I try not to get too geeky here (and have often contemplated forking geek posts to a new blog altogether because I often feel like I have a lot of geeky things to say regarding Linux and software that will alienate 99.9999% of my current audience – to fork or not to fork?), but that said, I feel like I have to be all anarchic and go against the tide of Google Chrome OS posts out in the blogosphere today, and say that I… am really not all that excited about it. Yet.

The thing that strikes me about Google Chrome OS – and what I’m sure a lot of other regular Linux users have also realised – is that it offers nothing radically new enough to warrant all the hype around it. If you want an OS for your netbook that boots up really quick and does nothing except go online, there’s already Jolicloud, and the upcoming gOS Cloud that boots directly into a browser, which is what I imagine Google’s OS will do. There are literally countless Linux distros optimised for netbooks.
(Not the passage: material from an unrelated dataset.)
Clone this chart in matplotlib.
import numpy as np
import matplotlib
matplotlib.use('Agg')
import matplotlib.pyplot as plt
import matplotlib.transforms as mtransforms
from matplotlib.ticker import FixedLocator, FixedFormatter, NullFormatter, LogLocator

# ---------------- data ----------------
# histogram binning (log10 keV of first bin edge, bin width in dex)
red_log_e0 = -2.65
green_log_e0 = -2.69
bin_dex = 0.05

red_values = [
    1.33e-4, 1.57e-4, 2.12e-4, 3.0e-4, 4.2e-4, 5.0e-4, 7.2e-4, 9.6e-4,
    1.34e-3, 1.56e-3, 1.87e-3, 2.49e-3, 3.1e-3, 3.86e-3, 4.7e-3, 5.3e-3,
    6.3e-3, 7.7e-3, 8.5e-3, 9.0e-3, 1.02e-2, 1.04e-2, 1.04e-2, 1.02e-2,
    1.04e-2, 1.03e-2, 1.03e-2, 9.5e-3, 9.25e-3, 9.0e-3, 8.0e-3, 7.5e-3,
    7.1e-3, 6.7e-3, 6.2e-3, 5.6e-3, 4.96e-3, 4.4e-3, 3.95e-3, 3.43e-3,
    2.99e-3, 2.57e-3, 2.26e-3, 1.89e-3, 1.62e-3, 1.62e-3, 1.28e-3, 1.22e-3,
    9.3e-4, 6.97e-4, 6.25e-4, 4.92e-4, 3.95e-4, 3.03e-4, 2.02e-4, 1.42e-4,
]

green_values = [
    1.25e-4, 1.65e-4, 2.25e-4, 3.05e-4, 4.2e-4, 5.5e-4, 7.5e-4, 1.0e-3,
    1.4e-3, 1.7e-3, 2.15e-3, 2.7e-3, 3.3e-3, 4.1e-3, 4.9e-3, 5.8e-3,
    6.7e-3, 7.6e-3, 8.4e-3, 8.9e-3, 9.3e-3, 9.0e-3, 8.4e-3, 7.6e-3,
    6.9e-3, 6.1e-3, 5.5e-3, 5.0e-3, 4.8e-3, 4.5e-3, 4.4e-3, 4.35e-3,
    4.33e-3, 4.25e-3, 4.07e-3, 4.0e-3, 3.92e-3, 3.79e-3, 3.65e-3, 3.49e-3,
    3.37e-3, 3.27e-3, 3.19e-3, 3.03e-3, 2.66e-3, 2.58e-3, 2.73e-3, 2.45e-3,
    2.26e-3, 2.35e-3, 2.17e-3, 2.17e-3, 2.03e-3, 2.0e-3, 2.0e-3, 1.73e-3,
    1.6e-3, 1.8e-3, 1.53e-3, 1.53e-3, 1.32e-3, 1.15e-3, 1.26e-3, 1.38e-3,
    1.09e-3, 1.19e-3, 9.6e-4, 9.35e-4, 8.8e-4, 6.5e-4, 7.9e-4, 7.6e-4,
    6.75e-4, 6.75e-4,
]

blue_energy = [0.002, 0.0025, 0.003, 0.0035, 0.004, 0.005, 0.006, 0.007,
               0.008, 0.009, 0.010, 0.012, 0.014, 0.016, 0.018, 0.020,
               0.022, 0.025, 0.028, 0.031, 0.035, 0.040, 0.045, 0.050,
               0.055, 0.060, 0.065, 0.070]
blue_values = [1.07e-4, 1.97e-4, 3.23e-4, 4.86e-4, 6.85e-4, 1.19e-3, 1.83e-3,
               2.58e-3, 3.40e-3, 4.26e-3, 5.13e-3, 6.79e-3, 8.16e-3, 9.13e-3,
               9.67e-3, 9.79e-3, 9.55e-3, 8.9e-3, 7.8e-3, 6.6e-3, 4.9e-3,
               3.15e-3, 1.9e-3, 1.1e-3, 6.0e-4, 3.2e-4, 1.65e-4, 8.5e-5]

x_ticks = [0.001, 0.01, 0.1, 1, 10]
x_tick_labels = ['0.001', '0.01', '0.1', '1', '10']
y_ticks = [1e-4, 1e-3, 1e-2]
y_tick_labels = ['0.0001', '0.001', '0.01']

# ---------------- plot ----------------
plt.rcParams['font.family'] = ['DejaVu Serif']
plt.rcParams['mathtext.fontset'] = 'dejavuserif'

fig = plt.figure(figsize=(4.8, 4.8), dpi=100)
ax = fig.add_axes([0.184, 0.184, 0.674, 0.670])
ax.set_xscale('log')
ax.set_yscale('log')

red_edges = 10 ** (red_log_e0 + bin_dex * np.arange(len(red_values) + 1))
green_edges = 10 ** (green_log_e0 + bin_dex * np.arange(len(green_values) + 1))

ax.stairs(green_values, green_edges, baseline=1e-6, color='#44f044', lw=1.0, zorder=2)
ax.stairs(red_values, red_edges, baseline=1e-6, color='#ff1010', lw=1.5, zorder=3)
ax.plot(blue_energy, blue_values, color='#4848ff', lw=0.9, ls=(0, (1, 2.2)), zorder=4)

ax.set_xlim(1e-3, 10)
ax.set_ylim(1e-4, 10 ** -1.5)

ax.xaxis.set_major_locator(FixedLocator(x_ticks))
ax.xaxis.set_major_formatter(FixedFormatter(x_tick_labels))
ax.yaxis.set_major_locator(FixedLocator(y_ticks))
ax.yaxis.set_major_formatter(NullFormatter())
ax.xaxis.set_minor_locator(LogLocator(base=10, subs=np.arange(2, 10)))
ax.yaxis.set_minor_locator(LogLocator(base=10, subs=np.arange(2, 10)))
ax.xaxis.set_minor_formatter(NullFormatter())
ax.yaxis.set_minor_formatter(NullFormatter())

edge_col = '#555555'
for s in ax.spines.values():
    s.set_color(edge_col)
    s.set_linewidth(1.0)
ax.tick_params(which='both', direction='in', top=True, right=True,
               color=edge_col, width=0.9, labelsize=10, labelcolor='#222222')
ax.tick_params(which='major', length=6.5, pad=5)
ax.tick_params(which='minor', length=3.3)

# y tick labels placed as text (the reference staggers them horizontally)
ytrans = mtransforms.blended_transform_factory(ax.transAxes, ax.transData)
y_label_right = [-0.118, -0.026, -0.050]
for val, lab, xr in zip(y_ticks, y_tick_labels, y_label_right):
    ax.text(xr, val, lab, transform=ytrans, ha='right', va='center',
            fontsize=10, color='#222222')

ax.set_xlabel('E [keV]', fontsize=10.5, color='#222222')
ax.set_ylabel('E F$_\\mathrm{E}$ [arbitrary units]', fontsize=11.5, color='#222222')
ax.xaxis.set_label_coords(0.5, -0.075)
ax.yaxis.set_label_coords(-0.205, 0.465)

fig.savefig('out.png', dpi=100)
And if you don’t mind getting your hands a little dirty (it isn’t as hard as it sounds, I’ve tried it!), you can always roll your own Linux OS with something like Arch Linux, which basically starts you off from a command line and lets you install whatever you want on top of the veryVERY basic framework.

In fairness, I’m not techie enough to know how to wrangle the Linux kernel such that my OS boots directly into a browser, but I’m sure other people are. And if I had a netbook, nothing would be stopping me from using one of the already available distros that do something similar. I think I just don’t see right now what Google could do, other than add their brand name to the project, that could truly revolutionise netbook computing. On the bright side, I’m guessing a LOT more users will be converted to Linux netbooks if Google throws their weight behind it – and as it will be open source, I’m sure it won’t take long for intrepid developers to fork it into all sorts of yummy variations.

I don’t really subscribe to the “Google is evil” theory, and I still feel that they have the potential and know-how to really pull out something brilliant, so… more of the waiting game for now, I guess. Right now, for the life of me, I can’t imagine what it could possibly be. This is probably why I don’t work for Google (creativity fail)!